Illustrated prose is only half a step away from comics at the best of times - indeed, as an interview recorded with Blake as part of the exhibit makes clear, it was important to Dahl that the pictures be an equal partner to the words, and take on their share of the storytelling work. Blake would get the manuscripts from Dahl with the places that an illustration should be inserted marked, so as to free Dahl from getting bogged down describing in prose what the art would show...

Yes, the line is very blurred indeed to the point where a few comic creators were included as part of the exhibit.
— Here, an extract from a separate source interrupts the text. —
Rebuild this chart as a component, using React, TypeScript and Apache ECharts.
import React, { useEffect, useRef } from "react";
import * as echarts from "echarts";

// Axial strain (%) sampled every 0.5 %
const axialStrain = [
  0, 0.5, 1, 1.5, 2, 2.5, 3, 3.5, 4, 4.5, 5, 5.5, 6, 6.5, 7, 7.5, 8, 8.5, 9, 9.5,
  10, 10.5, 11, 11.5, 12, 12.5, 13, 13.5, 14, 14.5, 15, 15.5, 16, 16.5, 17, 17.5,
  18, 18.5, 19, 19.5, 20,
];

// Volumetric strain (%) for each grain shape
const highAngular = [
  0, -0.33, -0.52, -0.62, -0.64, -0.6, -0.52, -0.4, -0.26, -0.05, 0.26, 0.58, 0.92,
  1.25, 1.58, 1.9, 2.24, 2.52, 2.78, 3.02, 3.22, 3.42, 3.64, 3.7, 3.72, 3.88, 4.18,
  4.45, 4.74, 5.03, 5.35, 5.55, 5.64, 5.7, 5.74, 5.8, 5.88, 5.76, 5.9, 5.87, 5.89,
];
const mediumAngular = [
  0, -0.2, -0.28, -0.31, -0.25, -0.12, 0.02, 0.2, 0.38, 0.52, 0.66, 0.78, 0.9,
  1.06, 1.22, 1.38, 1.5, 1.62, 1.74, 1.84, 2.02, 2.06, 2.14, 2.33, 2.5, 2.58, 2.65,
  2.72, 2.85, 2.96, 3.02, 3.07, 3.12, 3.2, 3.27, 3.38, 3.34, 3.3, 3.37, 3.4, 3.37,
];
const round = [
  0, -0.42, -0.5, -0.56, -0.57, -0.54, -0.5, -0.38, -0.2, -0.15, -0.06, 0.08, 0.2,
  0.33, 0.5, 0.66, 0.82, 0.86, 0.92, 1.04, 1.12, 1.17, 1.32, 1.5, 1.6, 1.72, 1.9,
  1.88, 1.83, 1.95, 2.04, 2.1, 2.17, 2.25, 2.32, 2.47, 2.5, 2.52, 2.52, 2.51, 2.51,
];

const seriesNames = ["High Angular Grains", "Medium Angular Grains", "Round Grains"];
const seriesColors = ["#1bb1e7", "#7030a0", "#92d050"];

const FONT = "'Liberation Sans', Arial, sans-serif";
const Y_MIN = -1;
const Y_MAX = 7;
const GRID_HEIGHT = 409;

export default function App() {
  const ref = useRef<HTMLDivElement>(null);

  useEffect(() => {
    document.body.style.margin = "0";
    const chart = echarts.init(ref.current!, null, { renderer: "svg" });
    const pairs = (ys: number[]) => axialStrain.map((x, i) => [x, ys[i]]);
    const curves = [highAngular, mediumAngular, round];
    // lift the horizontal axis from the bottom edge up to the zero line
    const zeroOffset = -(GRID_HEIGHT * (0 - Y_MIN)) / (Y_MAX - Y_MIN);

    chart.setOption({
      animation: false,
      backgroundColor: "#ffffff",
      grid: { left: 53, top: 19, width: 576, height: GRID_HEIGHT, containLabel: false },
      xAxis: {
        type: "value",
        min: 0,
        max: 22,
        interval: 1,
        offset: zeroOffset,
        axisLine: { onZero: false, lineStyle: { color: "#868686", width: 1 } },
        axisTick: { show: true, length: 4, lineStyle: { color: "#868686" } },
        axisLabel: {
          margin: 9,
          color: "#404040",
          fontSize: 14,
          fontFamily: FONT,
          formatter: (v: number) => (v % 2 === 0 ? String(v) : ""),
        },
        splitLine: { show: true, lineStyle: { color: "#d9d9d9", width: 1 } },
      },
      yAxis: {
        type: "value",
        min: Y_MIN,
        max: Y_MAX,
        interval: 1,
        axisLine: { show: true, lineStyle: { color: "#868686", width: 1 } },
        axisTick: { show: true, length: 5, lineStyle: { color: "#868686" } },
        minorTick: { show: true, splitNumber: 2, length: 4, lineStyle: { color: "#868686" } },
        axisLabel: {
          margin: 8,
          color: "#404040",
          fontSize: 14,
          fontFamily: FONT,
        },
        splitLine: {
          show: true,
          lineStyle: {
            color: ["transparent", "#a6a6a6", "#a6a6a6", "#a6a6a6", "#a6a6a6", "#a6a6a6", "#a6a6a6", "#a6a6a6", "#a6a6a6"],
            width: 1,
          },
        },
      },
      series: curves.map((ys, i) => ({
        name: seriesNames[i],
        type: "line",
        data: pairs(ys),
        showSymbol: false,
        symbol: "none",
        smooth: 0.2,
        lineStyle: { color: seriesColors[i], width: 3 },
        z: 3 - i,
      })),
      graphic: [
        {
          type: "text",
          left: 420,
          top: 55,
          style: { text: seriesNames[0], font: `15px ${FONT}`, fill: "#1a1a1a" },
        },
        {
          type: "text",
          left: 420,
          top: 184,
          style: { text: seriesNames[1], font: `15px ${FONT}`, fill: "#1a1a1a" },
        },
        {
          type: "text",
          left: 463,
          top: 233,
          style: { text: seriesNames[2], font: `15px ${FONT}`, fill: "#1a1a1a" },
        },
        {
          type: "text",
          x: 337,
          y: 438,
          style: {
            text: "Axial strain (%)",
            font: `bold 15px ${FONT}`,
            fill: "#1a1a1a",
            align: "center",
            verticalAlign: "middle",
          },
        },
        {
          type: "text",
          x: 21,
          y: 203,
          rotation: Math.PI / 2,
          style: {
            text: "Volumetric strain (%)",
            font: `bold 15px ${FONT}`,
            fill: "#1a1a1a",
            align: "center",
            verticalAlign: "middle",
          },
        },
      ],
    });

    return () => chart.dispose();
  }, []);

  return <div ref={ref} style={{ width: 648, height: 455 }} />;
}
Naturally, they're the ones that no-one talks about, the ones who can actually sell to a mainstream audience here in Britain, such as Posy Simmons and Raymond Briggs. But more about them in a minute.

What struck me about the show is that for all the criticism levelled at comics in general and superheroes in particular as being for children, actually, kids books are often (not always, but often) more challenging and experimental in their approach to their subject than most mainstream comics. There's more variety of techniques and media in illustrated books for kids than you're likely to find in any random sampling of thirty Anglophone comics.

Even the "conventional" comics work in the exhibition stands apart from the norm in the medium. Briggs' pages and panels may obey a pretty strict rule of thirds (a photographic or design principle based on where the focus of attention naturally falls - along the lines that you might draw to divide a picture into thirds), but they pack a truly staggering density of words and information into what mainstream comics would consider very, very small panels, and still keep a strong emotional current moving, without ever seeming dry or over-wordy. WHEN THE WIND BLOWS is still one of the most powerful comics I've ever read.

Posy Simmonds, of course, wins really serious acclaim for her work; she was awarded an MBE in 2002 for "services to the newspaper industry", which might suggest that her very unconventional looking comics and cartoon illustrations are enjoying an awful lot more acclaim outside comics than within, unless I'm missing all the conversation about GEMMA BOVERY, or her editorial work...

Then there's Lauren Child, with her weird and wonderful mix of text and different kinds of image in her collaged Clarice Bean series, using some of the most interesting layouts I've seen in a while, or Sara Finelli, creating even stranger collages, which seem to delight the children that buy her books in hordes, and when she's not doing that, winning awards for designing postage stamps. Or Angela Barret's works, which move from children's fiction, to adaptations of classics like the story of Joan of Arc, or Voltaire's CANDIDE.

There's a whole field, just a step away from comics, that we ignore, despite the fact that it's more successful on just about ever level, and has an awful lot to teach us. It's our loss. Still, you could do worse that take a look at the Magic Pencil website or, if you're in London with an afternoon to spare in the next couple of months, pop along. It's free, apart from the temptation to spend a small fortune in the giftshop.

RIDING ALONG

In closing, I just want to touch on something my colleague Andrew Wheeler has already mentioned - THE RIDE TOGETHER, a book, half comics and half prose, about life with an autistic brother, by Judy and Paul Karasik. Andrew passed me the proof he was sent, and I was duly touched and impressed by it. It's due out very soon, and it's a wonderful piece of work. Keep an eye out for it.